__STATED GOAL__: Locate and copy each line in the data that contains the word "this".

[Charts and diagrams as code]

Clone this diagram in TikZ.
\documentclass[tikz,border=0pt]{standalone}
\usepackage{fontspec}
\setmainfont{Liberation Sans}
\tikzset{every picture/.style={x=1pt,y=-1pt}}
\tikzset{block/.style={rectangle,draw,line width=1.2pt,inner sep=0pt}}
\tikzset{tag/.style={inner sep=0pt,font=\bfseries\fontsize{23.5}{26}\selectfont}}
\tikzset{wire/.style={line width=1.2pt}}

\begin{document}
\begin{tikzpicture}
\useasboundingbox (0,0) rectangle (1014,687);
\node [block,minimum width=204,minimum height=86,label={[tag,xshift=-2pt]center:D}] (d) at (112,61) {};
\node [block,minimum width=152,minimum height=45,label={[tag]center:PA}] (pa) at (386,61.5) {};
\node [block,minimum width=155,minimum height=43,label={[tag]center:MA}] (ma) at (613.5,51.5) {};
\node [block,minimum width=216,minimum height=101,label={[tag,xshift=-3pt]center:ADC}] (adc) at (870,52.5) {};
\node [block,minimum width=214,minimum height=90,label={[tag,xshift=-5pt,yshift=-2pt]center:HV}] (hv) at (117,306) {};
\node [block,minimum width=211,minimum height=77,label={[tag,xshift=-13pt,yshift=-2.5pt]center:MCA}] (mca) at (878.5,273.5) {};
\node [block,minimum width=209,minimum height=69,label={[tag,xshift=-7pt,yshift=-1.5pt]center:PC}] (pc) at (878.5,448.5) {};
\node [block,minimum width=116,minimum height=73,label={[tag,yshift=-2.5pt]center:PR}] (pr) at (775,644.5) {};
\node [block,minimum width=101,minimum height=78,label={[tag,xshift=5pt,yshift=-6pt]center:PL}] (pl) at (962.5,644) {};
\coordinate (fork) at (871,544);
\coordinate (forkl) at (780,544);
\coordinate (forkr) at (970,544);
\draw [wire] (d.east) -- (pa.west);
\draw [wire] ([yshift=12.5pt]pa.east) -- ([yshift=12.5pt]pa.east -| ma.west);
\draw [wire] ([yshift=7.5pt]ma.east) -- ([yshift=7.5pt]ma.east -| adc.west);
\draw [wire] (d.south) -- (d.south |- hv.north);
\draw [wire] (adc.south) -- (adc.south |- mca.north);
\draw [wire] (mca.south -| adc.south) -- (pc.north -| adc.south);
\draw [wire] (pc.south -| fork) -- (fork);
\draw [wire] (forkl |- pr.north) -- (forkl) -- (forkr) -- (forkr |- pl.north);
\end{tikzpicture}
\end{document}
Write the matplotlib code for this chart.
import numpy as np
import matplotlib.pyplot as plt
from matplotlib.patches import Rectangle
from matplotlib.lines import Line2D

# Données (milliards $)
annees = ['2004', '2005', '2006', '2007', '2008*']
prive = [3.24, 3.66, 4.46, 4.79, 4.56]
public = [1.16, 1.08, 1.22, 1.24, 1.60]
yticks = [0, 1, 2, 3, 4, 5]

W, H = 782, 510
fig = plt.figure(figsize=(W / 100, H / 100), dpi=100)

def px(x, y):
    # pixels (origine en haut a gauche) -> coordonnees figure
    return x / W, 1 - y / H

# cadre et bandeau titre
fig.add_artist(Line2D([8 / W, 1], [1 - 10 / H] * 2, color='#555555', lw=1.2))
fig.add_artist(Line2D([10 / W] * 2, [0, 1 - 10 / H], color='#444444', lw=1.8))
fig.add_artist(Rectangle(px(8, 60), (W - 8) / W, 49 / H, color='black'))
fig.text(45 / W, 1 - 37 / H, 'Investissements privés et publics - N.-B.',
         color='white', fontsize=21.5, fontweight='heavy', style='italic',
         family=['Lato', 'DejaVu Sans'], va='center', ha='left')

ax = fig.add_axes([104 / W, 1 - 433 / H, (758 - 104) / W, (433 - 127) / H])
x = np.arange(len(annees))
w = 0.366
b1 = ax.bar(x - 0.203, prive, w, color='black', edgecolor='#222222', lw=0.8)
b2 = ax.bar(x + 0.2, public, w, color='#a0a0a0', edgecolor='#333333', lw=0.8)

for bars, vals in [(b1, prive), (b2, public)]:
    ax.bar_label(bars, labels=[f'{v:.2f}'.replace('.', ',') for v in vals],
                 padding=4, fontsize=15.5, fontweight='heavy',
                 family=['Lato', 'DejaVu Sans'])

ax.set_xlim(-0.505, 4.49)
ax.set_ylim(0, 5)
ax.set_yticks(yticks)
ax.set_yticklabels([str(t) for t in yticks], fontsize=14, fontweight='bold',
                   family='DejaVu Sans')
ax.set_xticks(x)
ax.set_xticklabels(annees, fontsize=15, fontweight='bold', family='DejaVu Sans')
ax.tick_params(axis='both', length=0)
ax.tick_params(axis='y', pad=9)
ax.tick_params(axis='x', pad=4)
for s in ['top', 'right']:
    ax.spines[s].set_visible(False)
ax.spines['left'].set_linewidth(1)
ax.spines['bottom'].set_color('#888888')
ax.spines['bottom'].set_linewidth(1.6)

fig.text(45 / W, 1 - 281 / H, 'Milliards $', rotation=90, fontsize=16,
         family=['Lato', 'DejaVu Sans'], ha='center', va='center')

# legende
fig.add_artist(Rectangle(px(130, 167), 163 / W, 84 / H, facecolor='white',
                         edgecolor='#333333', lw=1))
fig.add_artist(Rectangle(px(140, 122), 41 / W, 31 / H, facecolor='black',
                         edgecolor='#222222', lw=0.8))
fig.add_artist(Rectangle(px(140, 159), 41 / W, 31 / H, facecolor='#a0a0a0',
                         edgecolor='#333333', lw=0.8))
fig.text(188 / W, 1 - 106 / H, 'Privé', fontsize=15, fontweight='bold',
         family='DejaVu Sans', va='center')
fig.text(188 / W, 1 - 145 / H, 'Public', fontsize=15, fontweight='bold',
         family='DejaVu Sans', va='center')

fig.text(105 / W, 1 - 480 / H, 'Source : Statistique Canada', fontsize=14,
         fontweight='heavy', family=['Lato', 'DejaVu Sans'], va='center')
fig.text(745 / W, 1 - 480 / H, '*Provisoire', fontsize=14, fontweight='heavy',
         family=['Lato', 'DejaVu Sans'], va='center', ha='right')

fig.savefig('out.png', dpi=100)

* * *

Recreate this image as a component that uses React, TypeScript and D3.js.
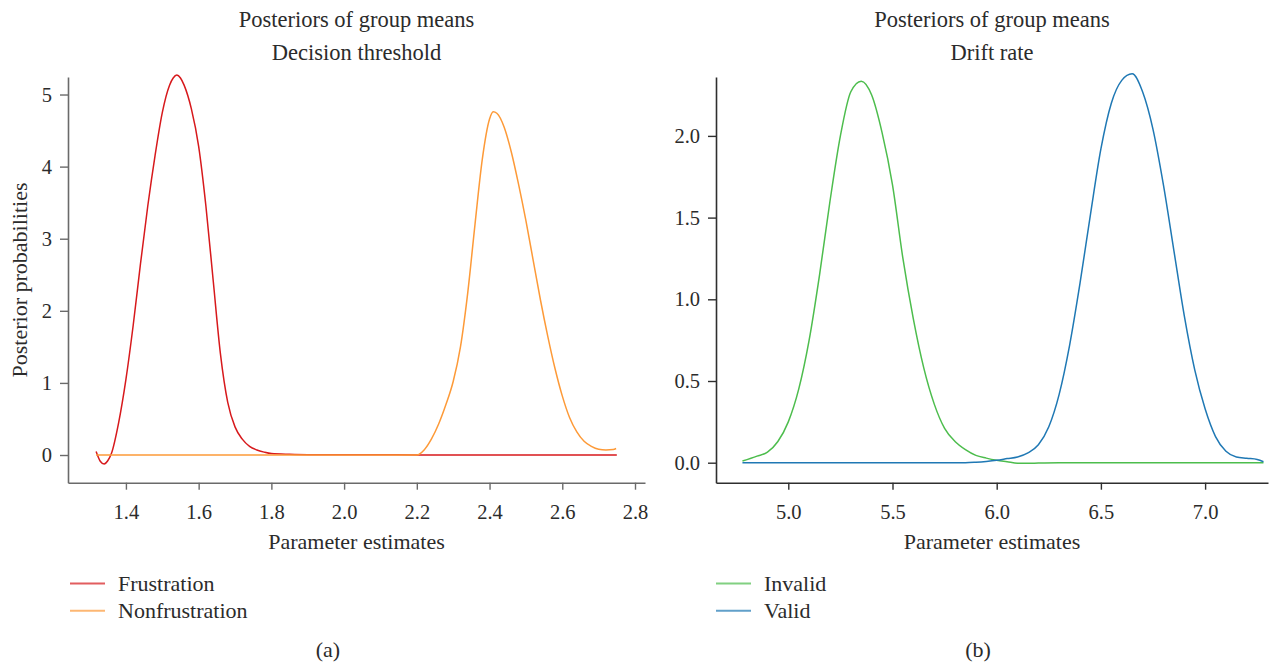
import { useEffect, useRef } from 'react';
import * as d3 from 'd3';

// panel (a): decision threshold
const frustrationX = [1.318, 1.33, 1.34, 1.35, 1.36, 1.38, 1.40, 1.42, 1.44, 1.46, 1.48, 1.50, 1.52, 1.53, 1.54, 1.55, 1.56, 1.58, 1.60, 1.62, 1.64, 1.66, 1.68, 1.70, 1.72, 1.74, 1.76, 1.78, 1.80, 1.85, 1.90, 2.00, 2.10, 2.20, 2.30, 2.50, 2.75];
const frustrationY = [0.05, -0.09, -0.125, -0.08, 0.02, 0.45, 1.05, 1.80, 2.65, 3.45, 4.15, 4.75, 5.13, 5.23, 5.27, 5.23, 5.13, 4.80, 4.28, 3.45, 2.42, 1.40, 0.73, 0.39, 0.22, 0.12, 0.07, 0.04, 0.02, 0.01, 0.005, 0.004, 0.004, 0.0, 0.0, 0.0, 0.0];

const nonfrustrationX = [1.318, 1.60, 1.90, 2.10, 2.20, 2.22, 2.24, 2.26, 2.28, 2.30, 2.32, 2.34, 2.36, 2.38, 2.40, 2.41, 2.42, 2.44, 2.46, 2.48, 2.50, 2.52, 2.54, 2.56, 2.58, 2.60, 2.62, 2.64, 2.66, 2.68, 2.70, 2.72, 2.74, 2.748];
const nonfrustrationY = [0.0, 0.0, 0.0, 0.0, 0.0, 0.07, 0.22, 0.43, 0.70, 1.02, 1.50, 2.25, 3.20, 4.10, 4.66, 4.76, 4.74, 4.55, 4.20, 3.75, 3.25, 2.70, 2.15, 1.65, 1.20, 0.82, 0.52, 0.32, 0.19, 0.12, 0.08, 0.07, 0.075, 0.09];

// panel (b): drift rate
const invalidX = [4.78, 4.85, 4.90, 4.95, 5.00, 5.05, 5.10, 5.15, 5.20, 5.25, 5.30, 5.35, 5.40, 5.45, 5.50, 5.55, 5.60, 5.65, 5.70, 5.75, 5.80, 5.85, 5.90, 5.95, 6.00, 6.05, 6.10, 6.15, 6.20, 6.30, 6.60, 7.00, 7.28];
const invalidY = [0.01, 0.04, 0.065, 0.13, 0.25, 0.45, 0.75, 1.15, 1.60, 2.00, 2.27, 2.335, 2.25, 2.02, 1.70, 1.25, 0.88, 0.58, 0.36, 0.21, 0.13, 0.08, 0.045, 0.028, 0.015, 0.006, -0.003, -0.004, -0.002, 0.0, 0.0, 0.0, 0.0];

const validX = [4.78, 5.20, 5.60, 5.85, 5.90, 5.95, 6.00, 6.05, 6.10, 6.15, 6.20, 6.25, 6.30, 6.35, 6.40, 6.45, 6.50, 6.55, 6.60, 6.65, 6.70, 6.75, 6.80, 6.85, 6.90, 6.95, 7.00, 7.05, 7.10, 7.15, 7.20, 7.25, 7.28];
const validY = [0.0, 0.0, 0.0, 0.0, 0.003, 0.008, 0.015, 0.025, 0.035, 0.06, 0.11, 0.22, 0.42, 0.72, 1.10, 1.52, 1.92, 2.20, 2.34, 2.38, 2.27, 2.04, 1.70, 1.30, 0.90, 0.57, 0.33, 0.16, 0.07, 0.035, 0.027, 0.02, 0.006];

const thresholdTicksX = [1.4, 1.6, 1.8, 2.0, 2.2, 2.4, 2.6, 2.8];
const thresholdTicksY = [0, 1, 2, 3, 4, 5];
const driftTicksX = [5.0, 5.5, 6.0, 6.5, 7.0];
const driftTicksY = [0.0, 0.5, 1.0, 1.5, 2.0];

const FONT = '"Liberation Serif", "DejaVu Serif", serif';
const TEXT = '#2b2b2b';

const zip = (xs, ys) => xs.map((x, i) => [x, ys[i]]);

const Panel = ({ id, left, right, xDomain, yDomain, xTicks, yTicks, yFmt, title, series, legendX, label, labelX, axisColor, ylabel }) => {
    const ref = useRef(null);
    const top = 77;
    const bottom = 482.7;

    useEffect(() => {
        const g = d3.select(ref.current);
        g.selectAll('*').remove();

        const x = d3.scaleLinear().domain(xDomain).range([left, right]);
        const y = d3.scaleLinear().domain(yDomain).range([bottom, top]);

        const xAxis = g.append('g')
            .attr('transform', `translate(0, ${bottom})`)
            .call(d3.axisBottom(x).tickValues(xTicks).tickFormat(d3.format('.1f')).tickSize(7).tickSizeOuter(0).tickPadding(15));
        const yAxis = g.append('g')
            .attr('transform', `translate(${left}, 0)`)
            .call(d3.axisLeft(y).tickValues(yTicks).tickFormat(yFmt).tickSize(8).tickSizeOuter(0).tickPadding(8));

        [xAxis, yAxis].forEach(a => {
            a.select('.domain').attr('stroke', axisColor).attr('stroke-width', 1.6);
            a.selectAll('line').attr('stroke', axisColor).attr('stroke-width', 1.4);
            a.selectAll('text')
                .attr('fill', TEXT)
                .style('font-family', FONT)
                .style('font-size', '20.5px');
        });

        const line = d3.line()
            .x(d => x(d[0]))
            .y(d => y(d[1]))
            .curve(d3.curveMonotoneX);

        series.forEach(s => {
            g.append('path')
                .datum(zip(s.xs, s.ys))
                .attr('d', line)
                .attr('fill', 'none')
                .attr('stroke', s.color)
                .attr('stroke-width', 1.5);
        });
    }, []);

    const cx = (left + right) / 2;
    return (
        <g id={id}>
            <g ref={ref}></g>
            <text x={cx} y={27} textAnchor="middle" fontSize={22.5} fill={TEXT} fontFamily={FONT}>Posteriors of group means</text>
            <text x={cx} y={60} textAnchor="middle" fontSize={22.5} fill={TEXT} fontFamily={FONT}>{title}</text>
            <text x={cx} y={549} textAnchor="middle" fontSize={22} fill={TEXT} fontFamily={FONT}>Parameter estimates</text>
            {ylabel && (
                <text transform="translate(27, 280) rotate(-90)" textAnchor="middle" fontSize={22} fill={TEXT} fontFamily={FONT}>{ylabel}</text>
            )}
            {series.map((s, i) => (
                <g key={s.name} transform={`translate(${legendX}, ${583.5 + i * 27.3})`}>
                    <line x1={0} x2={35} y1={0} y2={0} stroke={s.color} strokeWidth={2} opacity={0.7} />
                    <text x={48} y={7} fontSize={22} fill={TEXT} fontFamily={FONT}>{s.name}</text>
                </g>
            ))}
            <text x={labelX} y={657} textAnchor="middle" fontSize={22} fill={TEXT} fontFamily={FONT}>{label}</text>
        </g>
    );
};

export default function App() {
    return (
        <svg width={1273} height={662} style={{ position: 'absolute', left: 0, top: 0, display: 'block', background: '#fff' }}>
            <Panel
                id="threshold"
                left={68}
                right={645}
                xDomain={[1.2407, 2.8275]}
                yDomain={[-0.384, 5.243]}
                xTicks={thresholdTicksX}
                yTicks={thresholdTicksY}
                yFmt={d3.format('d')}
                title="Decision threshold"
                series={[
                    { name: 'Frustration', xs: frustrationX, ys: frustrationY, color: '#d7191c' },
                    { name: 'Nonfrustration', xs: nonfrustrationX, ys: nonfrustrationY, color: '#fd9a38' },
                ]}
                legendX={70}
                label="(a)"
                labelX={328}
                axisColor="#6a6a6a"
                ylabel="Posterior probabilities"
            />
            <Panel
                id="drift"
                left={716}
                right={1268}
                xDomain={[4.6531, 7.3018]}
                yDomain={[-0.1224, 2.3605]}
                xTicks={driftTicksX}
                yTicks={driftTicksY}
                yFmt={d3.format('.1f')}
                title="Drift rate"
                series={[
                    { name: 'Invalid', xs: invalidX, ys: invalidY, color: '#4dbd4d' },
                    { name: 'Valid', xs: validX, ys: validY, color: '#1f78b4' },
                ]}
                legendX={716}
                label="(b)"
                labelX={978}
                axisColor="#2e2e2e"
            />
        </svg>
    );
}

__ANSWER TO THE PROBLEM__:
Clone this diagram in TikZ.
Write the matplotlib code for this chart.
Recreate this image as a component that uses React, TypeScript and D3.js.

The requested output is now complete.